Dangerous? Only if you drop this endless sequel (No Angel, 2003) on your foot.
Meandering tale of privileged twins, penned in typically effulgent style, spanning several decades and a continent or two. Venetia and Adele Lytton, spoiled darlings of the Lytton family of publishing fame, prove to be among the most popular, charming, witty, and irresistible debutantes of the year 1928: not only are they pretty, they are unarguably pretty (a much overused word in Vincenzi’s lexicon, along with extremely, hugely, desperately, terribly, extraordinarily, hideously, dreadfully, and their poor little relation, very.) The twins pooh-pooh the ineffectual scolding of their concerned mummy, Celia, who pretends to disapprove of their modern manners—she’s scandalized when Venetia powders her perfect nose at the table! Though her daughters seem to be wasting their excellent education, Celia is pleased by their social success, perhaps because they are no match for her. “The beautiful, brilliant Lady Celia Lytton moved among the great literary figures of her day . . . .” But doesn’t she have a dark secret or something? Well, yes—but Vincenzi doesn’t get around to it until hundreds of pages later. The twins must grow up in an uncertain world, fall in and out of love with toffee-nosed prigs, learn that life isn’t always fair, explore New York when Lytton opens a branch there, etc. In the meantime, that silly Hitler—such a common man—is making stiff-armed salutes and rabble-rousing in Europe. And if someone doesn’t put a stop to his fascist manias, what will happen to all the dear little cuckoo clocks? Will the twins have to give up waltzing because of its Viennese connection?

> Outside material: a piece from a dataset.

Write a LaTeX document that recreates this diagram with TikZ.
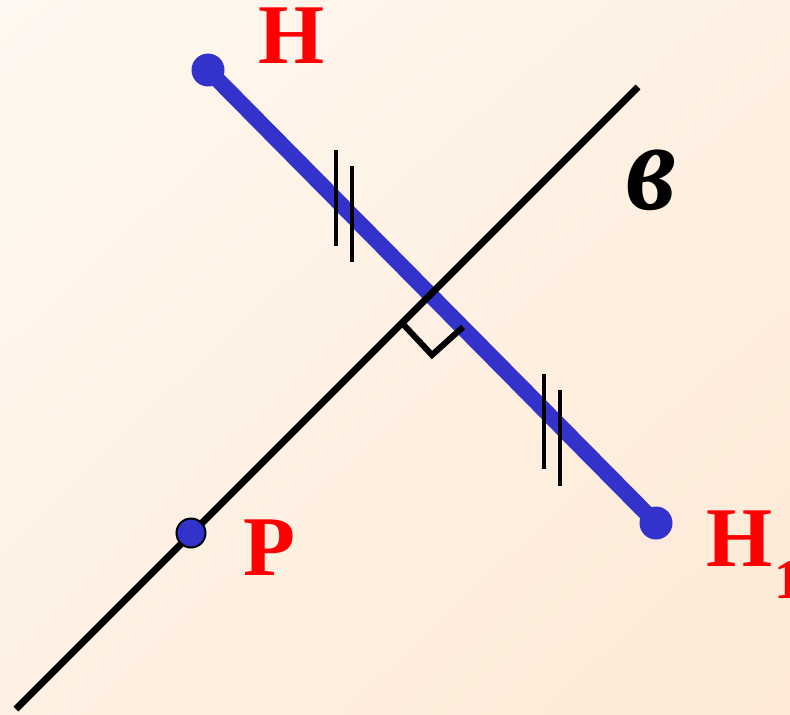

But they have other worries: Barty, a redoubtable bluestocking with a certain horsy charm, is jockeying for control of Lytton. Oh, and Celia’s dark secret? Kit, her fair-haired boy, doesn’t look so very much like her long-suffering husband, does he?
Trees of the world and dauntless readers, take note: The author gives warning on the last page that “this story is far from over.”